The 100th Regiment of Foot (Prince Regent's County of Dublin Regiment) was raised in Ireland in 1804 for service in the Napoleonic Wars. It was stationed in North America from 1805 to 1818, with service in the War of 1812. On its disbandment in 1818, many men of the regiment were discharged in Canada to settle on land there.

==History==
The regiment was raised in Ireland as the 100th Regiment of Foot for service in the Napoleonic Wars in 1804. After a few weeks, Lieutenant Colonel John Murray was appointed to command; he was to remain in this post for most of the regiment's active service.
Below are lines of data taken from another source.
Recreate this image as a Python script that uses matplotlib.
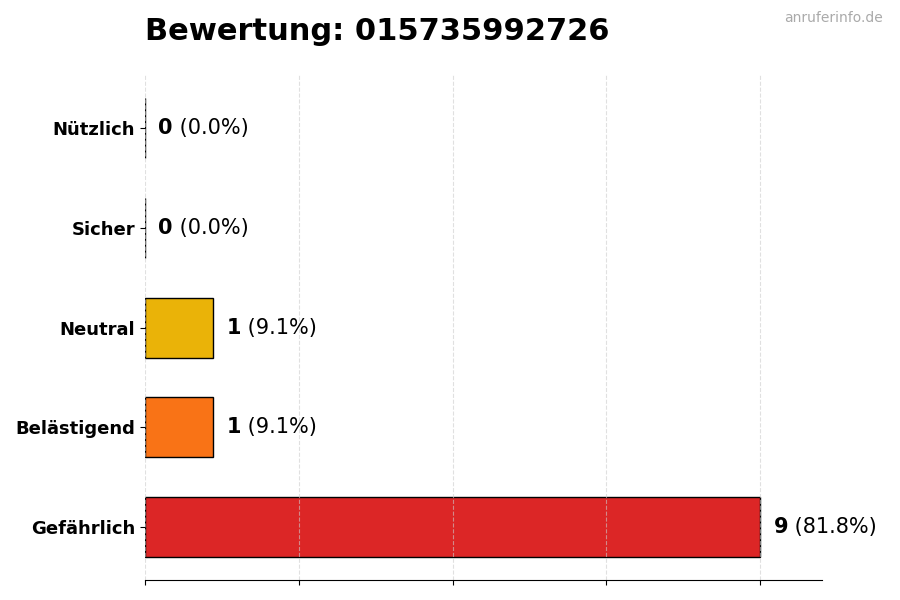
import matplotlib
matplotlib.use("Agg")
import matplotlib.pyplot as plt
import numpy as np

categories = ["Gefährlich", "Belästigend", "Neutral", "Sicher", "Nützlich"]
counts = [9, 1, 1, 0, 0]
colors = ["#dc2626", "#f97316", "#eab308", "#3b82f6", "#22c55e"]
title = "Bewertung: 015735992726"
watermark = "anruferinfo.de"

total = sum(counts)
vmax = max(counts)

fig = plt.figure(figsize=(9, 6), dpi=100)
ax = fig.add_axes([0.161, 0.033, 0.752, 0.842])

y = np.arange(len(categories))
ax.barh(y, counts, height=0.6, color=colors, edgecolor="black", linewidth=1)

ax.set_xlim(0, vmax * 1.1)
ax.set_xticks(np.linspace(0, vmax, 5))
ax.set_xticklabels([])
ax.set_yticks(y)
ax.set_yticklabels(categories, fontsize=13, fontweight="bold")
ax.grid(axis="x", linestyle="--", color="#cccccc", alpha=0.6)

for side in ["top", "right", "left"]:
    ax.spines[side].set_visible(False)

for yi, c in zip(y, counts):
    pct = c / total * 100
    t = ax.text(c + vmax * 0.022, yi, str(c), fontsize=15, fontweight="bold", va="center", ha="left")
    ax.annotate(f" ({pct:.1f}%)", xy=(1, 0.5), xycoords=t, fontsize=15, va="center", ha="left")

fig.text(0.161, 0.947, title, fontsize=22, fontweight="bold", ha="left", va="center")
fig.text(0.981, 0.970, watermark, fontsize=10, color="#aaaaaa", ha="right", va="center")

fig.savefig("out.png", dpi=100)
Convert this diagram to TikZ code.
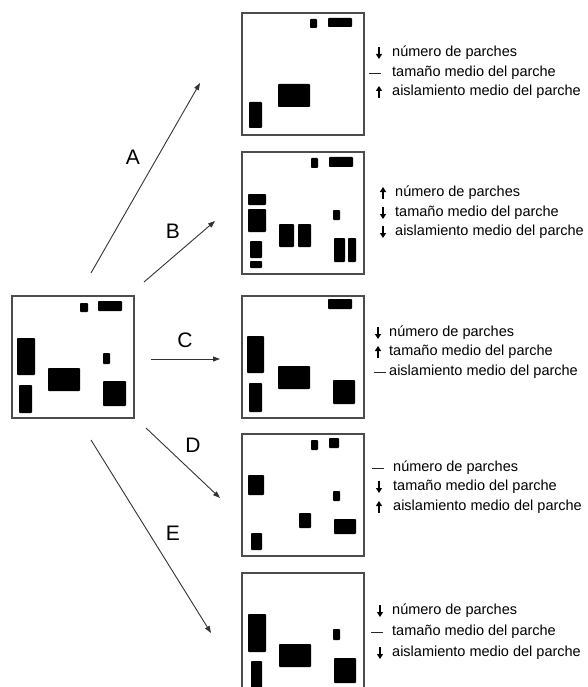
\documentclass[tikz,border=0pt]{standalone}
\usepackage{fontspec}
\setmainfont{Liberation Sans}
\usetikzlibrary{arrows.meta}
\usetikzlibrary{positioning}

\tikzset{
  mapbox/.style={draw=black!70, line width=1.3pt, minimum width=122pt, minimum height=122pt, inner sep=0pt, outer sep=0pt},
  ramp/.style={draw=black!80, line width=0.9pt, -{Triangle[length=7pt,width=5pt]}},
  lbl/.style={font=\fontsize{21}{21}\selectfont},
  info/.style={font=\fontsize{14.5}{16}\selectfont, anchor=west, inner sep=0pt},
  patch/.style={fill=black, rounded corners=0.8pt},
  arrup/.pic={\draw[line width=1.2pt, -{Triangle[length=5pt,width=6pt]}] (0,6) -- (0,-6);},
  arrdn/.pic={\draw[line width=1.2pt, -{Triangle[length=5pt,width=6pt]}] (0,-6) -- (0,6);},
  flat/.pic={\draw[line width=0.9pt, draw=black!85] (-6,0) -- (6,0);}
}

\begin{document}
\begin{tikzpicture}[x=1pt, y=-1pt] % 1 Einheit = 1 Pixel, y nach unten
\useasboundingbox (0,0) rectangle (587,687);
% Landschaften
\node[mapbox] (m0) at (73,357) {};
\node[mapbox] (ma) at (303,74) {};
\node[mapbox] (mb) at (303,213) {};
\node[mapbox] (mc) at (303,357) {};
\node[mapbox] (md) at (303,495) {};
\node[mapbox] (me) at (303,634) {};
% Parches
\begin{scope}[shift={(m0.north west)}]
\foreach \a/\b/\c/\d in {68/7/76/16, 86/5/110/15, 5/42/23/79, 91/57/98/68, 36/72/68/95, 7/89/20/117, 91/85/114/110}
  \fill[patch] (\a,\b) rectangle (\c,\d);
\end{scope}
\begin{scope}[shift={(ma.north west)}]
\foreach \a/\b/\c/\d in {68/6/75/15, 86/5/110/14, 36/71/68/94, 7/89/20/115}
  \fill[patch] (\a,\b) rectangle (\c,\d);
\end{scope}
\begin{scope}[shift={(mb.north west)}]
\foreach \a/\b/\c/\d in {69/6/76/16, 87/5/111/15, 6/42/24/53, 6/57/24/80, 91/58/98/68, 37/72/52/95, 56/72/69/95, 8/89/20/106, 8/109/20/116, 92/86/103/110, 106/86/114/110}
  \fill[patch] (\a,\b) rectangle (\c,\d);
\end{scope}
\begin{scope}[shift={(mc.north west)}]
\foreach \a/\b/\c/\d in {86/3/110/13, 5/40/22/77, 36/70/68/93, 7/87/20/116, 91/84/113/108}
  \fill[patch] (\a,\b) rectangle (\c,\d);
\end{scope}
\begin{scope}[shift={(md.north west)}]
\foreach \a/\b/\c/\d in {69/6/76/16, 87/4/97/14, 6/41/22/61, 91/57/98/67, 57/79/69/94, 92/85/114/100, 9/99/20/116}
  \fill[patch] (\a,\b) rectangle (\c,\d);
\end{scope}
\begin{scope}[shift={(me.north west)}]
\foreach \a/\b/\c/\d in {6/41/24/79, 37/71/69/94, 91/56/98/67, 9/88/20/130, 92/85/114/110}
  \fill[patch] (\a,\b) rectangle (\c,\d);
\end{scope}
% Pfeile A bis E
\foreach \n/\sx/\sy/\ex/\ey/\lx/\ly in {A/91/273/200/83/133/157, B/144/282/215/221/173/231, C/151/359/220/359/185/340, D/146/428/220/498/193/445, E/91/440/211/633/173/533} {
  \coordinate (s\n) at (\sx,\sy);
  \coordinate (e\n) at (\ex,\ey);
  \draw[ramp] (s\n) -- (e\n);
  \node[lbl] (l\n) at (\lx,\ly) {\n};
}
% Kennzahlen (Name/x/y/Zeichen/Abstand/Text)
\foreach \nm/\x/\y/\k/\dx/\t in {
  a1/392/53/arrdn/13/número de parches, a2/392/73/flat/17/tamaño medio del parche, a3/392/92/arrup/13/aislamiento medio del parche,
  b1/395/193/arrup/12/número de parches, b2/395/213/arrdn/12/tamaño medio del parche, b3/395/232/arrdn/12/aislamiento medio del parche,
  c1/389/333/arrdn/11/número de parches, c2/389/352/arrup/11/tamaño medio del parche, c3/389/372/flat/9/aislamiento medio del parche,
  d1/393/468/flat/15/número de parches, d2/393/487/arrdn/14/tamaño medio del parche, d3/393/507/arrup/14/aislamiento medio del parche,
  e1/392/611/arrdn/12/número de parches, e2/392/632/flat/15/tamaño medio del parche, e3/392/653/arrdn/12/aislamiento medio del parche} {
  \node[info] (\nm) at (\x,\y) {\t};
  \pic at (\x-\dx,\y) {\k};
}
\end{tikzpicture}
\end{document}
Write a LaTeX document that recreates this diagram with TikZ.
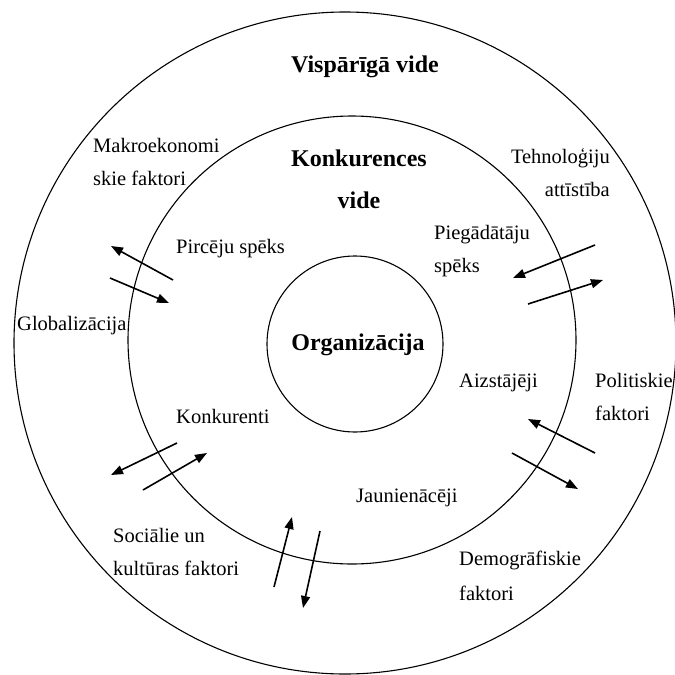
\documentclass[tikz,border=0pt]{standalone}
\usepackage{fontspec}
\setmainfont{Liberation Serif}
\usetikzlibrary{arrows.meta}
\begin{document}
\begin{tikzpicture}[x=1pt,y=-1pt,
  ring/.style={draw=black, line width=1.1pt},
  lbl/.style={inner sep=0pt, font=\fontsize{20.5pt}{33pt}\selectfont},
  hdr/.style={inner sep=0pt, font=\fontsize{24pt}{42pt}\selectfont\bfseries},
  flow/.style={line width=1.6pt, -{Triangle[length=12pt,width=9pt]}}]
\useasboundingbox (0,0) rectangle (675,675);
\begin{scope}
\clip (0,0) rectangle (675,675);
% three nested environments
\draw[ring] (345,343) circle[radius=331pt];
\draw[ring] (352,340) circle[radius=224pt];
\draw[ring] (355,344) circle[radius=88pt];
\end{scope}

% headings (multi-line nodes sit on the baseline of their last line)
\node[hdr, anchor=base] (general) at (365,72) {Vispārīgā vide};
\node[hdr, anchor=base, align=center] (compet) at (359,208) {Konkurences\\vide};
\node[hdr, anchor=base] (org) at (358,350) {Organizācija};

% general environment factors
\node[lbl, anchor=base west, align=left] (macro) at (93,185) {Makroekonomi\\skie faktori};
\node[lbl, anchor=base east, align=right] (tech) at (610,196) {Tehnoloģiju\\attīstība};
\node[lbl, anchor=base west] (glob) at (17,330) {Globalizācija};
\node[lbl, anchor=base west, align=left] (polit) at (595,420) {Politiskie\\faktori};
\node[lbl, anchor=base west, align=left] (social) at (113,575) {Sociālie un\\kultūras faktori};
\node[lbl, anchor=base west, align=left, font=\fontsize{20.5pt}{35pt}\selectfont] (demo) at (459,600) {Demogrāfiskie\\faktori};

% competitive forces
\node[lbl, anchor=base west] (buyers) at (176,253) {Pircēju spēks};
\node[lbl, anchor=base west, align=left] (suppl) at (434,272) {Piegādātāju\\spēks};
\node[lbl, anchor=base west] (subst) at (459,387) {Aizstājēji};
\node[lbl, anchor=base west] (rivals) at (176,423) {Konkurenti};
\node[lbl, anchor=base west] (entrants) at (356,502) {Jaunienācēji};

% end points of the exchange arrows
\coordinate (a1) at (173,280); \coordinate (a2) at (111,246);
\coordinate (b1) at (110,278); \coordinate (b2) at (169,303);
\coordinate (c1) at (595,245); \coordinate (c2) at (513,278);
\coordinate (d1) at (528,304); \coordinate (d2) at (603,280);
\coordinate (e1) at (595,453); \coordinate (e2) at (528,419);
\coordinate (f1) at (512,453); \coordinate (f2) at (578,489);
\coordinate (g1) at (177,443); \coordinate (g2) at (111,475);
\coordinate (h1) at (143,490); \coordinate (h2) at (207,453);
\coordinate (i1) at (274,587); \coordinate (i2) at (292,517);
\coordinate (j1) at (320,531); \coordinate (j2) at (303,608);

\foreach \p in {a,b,c,d,e,f,g,h,i,j}
  \draw[flow] (\p1) -- (\p2);
\end{tikzpicture}
\end{document}
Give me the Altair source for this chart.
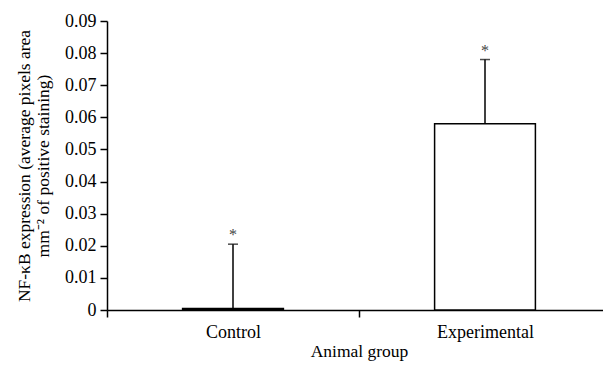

The 100th were transferred to Nova Scotia in 1805, with 271 men being lost when the troopship Aeneas was wrecked off Newfoundland. They were then stationed in Canada proper. In 1807, Colonel Isaac Brock, then serving on the staff in North America, reported favourably on the regiment while they were serving as garrison for Quebec City, and commented, "The men were principally raised in the north of Ireland, and are nearly all Protestants; they are robust, active, and good looking."

During the War of 1812 the regiment served on the Canadian frontier. A detachment was present at the Battle of Sackett's Harbour in May 1813. Major George Taylor captured two 10-gun American vessels, the Growler and Eagle, on 3 June 1813 on the Sorrell River near Île aux Noix on the Canadian side of the lake, after a fight of three-and-a-half hours; British casualties were three men wounded and American casualties were one man killed and eight severely wounded. (Both vessels were taken into Royal Navy service, but the Americans recaptured them the next year.) (Note: Prize money in the amount of £5 7s 10d currency per share was awarded, with a private being allocated one share and a major 30 shares, though an officer commanding independently, such as Taylor, received a double allocation.) The regiment was given an extra descriptor as the 100th Regiment of Foot (Prince Regent's County of Dublin Regiment) in 1813.

The whole regiment took part in the Capture of Fort Niagara in December 1813. From there, they were engaged on raids to Buffalo and Black Rock in late December 1813.

In July 1814, the regiment saw action at the Battle of Chippawa (or Street's Creek), where the regiment took heavy losses, reduced to "one Captain & 3 subalterns doing duty, with 250 effective men". They then served at the Siege of Fort Erie in the closing months of the year. For their services in the defence of Canada, they were awarded the battle honour Niagara. The Colonel of the Regiment was Brig. Sir Frederick John Falkiner, Bt.

In February 1816 the regiment was renumbered as the 99th Regiment of Foot (Prince Regent's County of Dublin Regiment), then withdrawn to England in 1818 to be disbanded at Chatham. As the Napoleonic Wars ended, England was faced with thousands of returning soldiers. Rather than having them all return to England and Ireland, many of soldiers of the 100th Foot were offered and accepted land-grants in Upper Canada. The largest settlement from the 100th Foot was in Richmond, Ontario. The transport arrived at Quebec from Cowes on 31 May with 124 officers and men of the 76th and 99th Regiments of Foot.

==Colonels of the Regiment==
Colonels of the Regiment were:

- 100th Regiment of Foot
- 1805–?1818: Brig. Sir Frederick John Falkiner, Bt.